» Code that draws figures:
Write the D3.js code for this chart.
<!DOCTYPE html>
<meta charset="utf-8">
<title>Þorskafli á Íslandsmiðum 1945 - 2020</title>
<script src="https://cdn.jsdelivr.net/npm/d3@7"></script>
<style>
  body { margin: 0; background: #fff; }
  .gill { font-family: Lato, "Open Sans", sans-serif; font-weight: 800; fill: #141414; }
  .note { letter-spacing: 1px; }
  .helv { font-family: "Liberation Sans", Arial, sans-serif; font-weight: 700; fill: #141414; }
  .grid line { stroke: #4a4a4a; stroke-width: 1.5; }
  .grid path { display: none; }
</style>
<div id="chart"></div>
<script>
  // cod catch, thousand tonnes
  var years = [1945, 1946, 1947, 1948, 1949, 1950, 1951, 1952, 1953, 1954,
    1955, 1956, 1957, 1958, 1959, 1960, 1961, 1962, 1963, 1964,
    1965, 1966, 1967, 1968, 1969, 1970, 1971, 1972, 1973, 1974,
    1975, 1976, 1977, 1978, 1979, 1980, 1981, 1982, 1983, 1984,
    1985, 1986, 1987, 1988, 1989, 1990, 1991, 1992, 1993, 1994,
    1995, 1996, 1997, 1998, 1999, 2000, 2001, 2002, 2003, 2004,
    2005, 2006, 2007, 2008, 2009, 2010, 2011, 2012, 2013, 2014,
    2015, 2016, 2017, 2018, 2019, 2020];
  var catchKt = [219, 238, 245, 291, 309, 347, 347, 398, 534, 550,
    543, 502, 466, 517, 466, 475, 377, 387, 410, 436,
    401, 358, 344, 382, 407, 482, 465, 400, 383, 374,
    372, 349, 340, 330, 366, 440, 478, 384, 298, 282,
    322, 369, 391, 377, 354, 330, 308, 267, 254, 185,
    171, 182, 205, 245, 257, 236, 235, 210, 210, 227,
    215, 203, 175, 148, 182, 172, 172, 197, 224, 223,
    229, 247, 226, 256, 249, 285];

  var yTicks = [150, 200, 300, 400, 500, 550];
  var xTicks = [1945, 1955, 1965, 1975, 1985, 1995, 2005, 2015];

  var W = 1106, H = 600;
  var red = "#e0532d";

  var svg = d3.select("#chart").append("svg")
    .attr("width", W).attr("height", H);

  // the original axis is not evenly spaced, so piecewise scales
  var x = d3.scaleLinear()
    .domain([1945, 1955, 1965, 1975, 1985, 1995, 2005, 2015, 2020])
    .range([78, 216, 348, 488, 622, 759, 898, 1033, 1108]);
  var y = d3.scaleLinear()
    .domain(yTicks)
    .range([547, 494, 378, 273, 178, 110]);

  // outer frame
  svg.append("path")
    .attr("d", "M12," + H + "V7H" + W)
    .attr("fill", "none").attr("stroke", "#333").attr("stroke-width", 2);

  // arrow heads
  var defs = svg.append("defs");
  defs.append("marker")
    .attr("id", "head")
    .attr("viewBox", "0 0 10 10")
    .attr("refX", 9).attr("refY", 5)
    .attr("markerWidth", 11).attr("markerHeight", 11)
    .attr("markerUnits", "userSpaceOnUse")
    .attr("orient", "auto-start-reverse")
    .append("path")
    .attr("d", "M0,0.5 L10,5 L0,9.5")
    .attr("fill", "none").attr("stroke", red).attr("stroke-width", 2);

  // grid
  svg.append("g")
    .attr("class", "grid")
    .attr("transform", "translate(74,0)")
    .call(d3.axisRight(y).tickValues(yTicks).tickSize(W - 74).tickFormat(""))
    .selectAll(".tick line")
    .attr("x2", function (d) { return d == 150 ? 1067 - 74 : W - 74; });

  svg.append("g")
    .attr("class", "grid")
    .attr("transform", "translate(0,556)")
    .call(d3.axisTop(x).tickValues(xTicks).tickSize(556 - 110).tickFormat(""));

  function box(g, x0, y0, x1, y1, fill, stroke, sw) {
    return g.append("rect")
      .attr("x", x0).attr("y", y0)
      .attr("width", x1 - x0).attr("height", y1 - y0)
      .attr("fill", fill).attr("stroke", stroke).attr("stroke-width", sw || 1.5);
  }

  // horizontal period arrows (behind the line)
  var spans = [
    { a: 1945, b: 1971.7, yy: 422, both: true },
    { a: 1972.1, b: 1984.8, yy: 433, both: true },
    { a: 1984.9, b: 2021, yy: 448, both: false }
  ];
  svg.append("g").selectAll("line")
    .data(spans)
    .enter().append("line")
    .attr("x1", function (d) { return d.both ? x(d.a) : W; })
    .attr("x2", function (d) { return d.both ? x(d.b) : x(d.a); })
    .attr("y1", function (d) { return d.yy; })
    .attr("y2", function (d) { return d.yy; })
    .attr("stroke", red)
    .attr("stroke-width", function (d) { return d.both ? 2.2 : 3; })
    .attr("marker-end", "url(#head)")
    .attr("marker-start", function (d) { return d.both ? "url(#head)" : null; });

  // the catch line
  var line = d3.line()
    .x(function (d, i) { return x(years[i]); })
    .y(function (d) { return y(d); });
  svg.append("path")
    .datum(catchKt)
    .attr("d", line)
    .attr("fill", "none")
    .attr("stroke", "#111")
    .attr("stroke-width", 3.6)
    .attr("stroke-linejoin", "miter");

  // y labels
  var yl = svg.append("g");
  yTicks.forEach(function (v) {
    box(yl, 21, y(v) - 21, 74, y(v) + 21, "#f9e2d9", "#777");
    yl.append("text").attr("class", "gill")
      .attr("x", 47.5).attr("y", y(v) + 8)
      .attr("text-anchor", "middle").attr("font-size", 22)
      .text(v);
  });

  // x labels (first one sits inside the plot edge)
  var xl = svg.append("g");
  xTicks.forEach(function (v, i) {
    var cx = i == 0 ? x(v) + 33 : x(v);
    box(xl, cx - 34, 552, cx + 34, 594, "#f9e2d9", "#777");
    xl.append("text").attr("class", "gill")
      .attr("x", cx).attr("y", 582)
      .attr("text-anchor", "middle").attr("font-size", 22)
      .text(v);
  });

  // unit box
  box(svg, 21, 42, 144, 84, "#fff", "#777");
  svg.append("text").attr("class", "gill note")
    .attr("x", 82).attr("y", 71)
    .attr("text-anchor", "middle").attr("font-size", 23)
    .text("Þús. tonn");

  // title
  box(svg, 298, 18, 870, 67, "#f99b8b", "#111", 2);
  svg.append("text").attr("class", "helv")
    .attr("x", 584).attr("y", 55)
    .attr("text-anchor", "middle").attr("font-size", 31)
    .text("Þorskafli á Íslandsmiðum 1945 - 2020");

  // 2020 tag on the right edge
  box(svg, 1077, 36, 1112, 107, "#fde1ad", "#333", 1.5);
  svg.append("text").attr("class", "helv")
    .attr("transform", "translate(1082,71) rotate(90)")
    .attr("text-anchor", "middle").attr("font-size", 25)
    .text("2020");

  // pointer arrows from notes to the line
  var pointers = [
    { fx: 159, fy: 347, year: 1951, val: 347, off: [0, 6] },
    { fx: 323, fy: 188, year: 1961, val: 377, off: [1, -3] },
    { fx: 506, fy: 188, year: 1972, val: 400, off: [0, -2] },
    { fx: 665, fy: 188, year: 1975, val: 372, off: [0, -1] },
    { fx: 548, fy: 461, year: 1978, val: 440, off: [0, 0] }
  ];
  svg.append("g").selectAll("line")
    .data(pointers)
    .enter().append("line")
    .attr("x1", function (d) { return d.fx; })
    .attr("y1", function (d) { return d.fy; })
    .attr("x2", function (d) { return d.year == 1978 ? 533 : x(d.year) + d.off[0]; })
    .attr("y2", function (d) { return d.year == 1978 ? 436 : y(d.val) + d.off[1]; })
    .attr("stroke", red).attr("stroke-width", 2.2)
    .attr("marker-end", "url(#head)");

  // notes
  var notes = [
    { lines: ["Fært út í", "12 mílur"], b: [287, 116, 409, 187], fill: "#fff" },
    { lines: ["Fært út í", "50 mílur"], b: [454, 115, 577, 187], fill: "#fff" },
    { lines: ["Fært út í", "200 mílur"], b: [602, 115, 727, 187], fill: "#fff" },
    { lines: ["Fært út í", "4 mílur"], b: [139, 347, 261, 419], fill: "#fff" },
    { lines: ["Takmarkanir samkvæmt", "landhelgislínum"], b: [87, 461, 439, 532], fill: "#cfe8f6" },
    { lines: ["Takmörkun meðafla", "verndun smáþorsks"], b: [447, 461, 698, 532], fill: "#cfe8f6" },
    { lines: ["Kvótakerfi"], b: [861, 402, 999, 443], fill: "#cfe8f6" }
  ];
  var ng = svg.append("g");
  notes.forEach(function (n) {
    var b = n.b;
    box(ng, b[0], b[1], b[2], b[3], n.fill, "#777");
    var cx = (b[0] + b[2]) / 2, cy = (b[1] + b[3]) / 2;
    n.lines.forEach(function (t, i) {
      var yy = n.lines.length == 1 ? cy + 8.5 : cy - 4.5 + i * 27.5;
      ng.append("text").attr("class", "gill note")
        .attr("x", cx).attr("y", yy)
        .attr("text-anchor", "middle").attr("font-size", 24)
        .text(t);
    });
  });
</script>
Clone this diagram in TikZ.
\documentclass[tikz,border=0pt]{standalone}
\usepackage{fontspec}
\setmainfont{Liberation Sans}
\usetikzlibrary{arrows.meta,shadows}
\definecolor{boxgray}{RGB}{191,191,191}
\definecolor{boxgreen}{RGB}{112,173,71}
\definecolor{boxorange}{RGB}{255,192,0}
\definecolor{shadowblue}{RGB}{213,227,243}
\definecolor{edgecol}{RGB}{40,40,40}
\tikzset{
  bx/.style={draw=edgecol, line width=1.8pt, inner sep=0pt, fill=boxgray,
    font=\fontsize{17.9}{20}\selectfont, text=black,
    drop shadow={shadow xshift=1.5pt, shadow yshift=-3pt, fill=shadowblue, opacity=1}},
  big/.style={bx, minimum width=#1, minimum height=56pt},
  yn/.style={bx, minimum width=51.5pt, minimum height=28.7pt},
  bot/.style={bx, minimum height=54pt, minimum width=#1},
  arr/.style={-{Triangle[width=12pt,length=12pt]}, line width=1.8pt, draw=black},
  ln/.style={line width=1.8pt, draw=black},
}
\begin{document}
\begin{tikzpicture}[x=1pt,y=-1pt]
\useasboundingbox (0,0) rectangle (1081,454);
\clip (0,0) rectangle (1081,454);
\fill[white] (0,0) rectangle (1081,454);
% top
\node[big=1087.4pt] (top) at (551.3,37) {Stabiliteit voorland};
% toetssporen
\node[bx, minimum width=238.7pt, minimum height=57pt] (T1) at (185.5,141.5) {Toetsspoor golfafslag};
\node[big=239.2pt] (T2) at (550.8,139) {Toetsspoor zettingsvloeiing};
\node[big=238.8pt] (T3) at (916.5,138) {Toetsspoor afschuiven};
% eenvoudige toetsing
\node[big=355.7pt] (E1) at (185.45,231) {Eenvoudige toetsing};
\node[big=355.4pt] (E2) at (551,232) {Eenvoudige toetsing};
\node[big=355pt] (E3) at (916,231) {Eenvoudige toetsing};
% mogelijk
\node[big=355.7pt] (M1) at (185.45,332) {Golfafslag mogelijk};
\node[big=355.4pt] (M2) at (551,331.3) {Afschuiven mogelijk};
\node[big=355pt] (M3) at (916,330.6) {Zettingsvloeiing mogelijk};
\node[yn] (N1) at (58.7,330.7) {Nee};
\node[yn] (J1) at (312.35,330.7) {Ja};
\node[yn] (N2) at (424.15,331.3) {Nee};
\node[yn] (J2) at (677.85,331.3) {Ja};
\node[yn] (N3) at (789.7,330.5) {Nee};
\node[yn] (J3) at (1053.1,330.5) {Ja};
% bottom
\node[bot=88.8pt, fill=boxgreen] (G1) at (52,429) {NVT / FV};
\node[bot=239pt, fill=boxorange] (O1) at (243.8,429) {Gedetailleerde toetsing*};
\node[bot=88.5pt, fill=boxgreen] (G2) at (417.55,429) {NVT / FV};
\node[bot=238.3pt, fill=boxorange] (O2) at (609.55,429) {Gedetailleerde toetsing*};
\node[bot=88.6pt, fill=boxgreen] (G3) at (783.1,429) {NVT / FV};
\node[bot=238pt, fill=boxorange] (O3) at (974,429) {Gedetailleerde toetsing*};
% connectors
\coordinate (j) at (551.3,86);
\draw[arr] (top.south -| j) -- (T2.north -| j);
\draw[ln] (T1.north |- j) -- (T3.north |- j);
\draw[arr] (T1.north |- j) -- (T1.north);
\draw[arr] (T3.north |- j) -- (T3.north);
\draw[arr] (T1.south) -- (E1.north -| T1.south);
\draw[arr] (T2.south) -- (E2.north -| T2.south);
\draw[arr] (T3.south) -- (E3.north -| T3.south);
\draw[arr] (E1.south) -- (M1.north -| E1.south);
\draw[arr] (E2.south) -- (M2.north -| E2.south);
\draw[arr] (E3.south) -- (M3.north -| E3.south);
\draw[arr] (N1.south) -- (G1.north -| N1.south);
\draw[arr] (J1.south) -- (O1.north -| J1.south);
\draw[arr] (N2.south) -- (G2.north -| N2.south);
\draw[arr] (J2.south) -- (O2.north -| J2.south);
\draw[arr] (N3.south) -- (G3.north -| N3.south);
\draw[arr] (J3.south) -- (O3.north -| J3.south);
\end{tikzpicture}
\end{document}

» EXERCISE DETAILS: Return nothing but the lines from the first line of the listing through the line with "var xTicks = [1945, 1955, 1965, 1975, 1985, 1995, 2005, 2015];", please, keeping every one of them unchanged.

» OUTPUT BELOW:
Write the D3.js code for this chart.
<!DOCTYPE html>
<meta charset="utf-8">
<title>Þorskafli á Íslandsmiðum 1945 - 2020</title>
<script src="https://cdn.jsdelivr.net/npm/d3@7"></script>
<style>
  body { margin: 0; background: #fff; }
  .gill { font-family: Lato, "Open Sans", sans-serif; font-weight: 800; fill: #141414; }
  .note { letter-spacing: 1px; }
  .helv { font-family: "Liberation Sans", Arial, sans-serif; font-weight: 700; fill: #141414; }
  .grid line { stroke: #4a4a4a; stroke-width: 1.5; }
  .grid path { display: none; }
</style>
<div id="chart"></div>
<script>
  // cod catch, thousand tonnes
  var years = [1945, 1946, 1947, 1948, 1949, 1950, 1951, 1952, 1953, 1954,
    1955, 1956, 1957, 1958, 1959, 1960, 1961, 1962, 1963, 1964,
    1965, 1966, 1967, 1968, 1969, 1970, 1971, 1972, 1973, 1974,
    1975, 1976, 1977, 1978, 1979, 1980, 1981, 1982, 1983, 1984,
    1985, 1986, 1987, 1988, 1989, 1990, 1991, 1992, 1993, 1994,
    1995, 1996, 1997, 1998, 1999, 2000, 2001, 2002, 2003, 2004,
    2005, 2006, 2007, 2008, 2009, 2010, 2011, 2012, 2013, 2014,
    2015, 2016, 2017, 2018, 2019, 2020];
  var catchKt = [219, 238, 245, 291, 309, 347, 347, 398, 534, 550,
    543, 502, 466, 517, 466, 475, 377, 387, 410, 436,
    401, 358, 344, 382, 407, 482, 465, 400, 383, 374,
    372, 349, 340, 330, 366, 440, 478, 384, 298, 282,
    322, 369, 391, 377, 354, 330, 308, 267, 254, 185,
    171, 182, 205, 245, 257, 236, 235, 210, 210, 227,
    215, 203, 175, 148, 182, 172, 172, 197, 224, 223,
    229, 247, 226, 256, 249, 285];

  var yTicks = [150, 200, 300, 400, 500, 550];
  var xTicks = [1945, 1955, 1965, 1975, 1985, 1995, 2005, 2015];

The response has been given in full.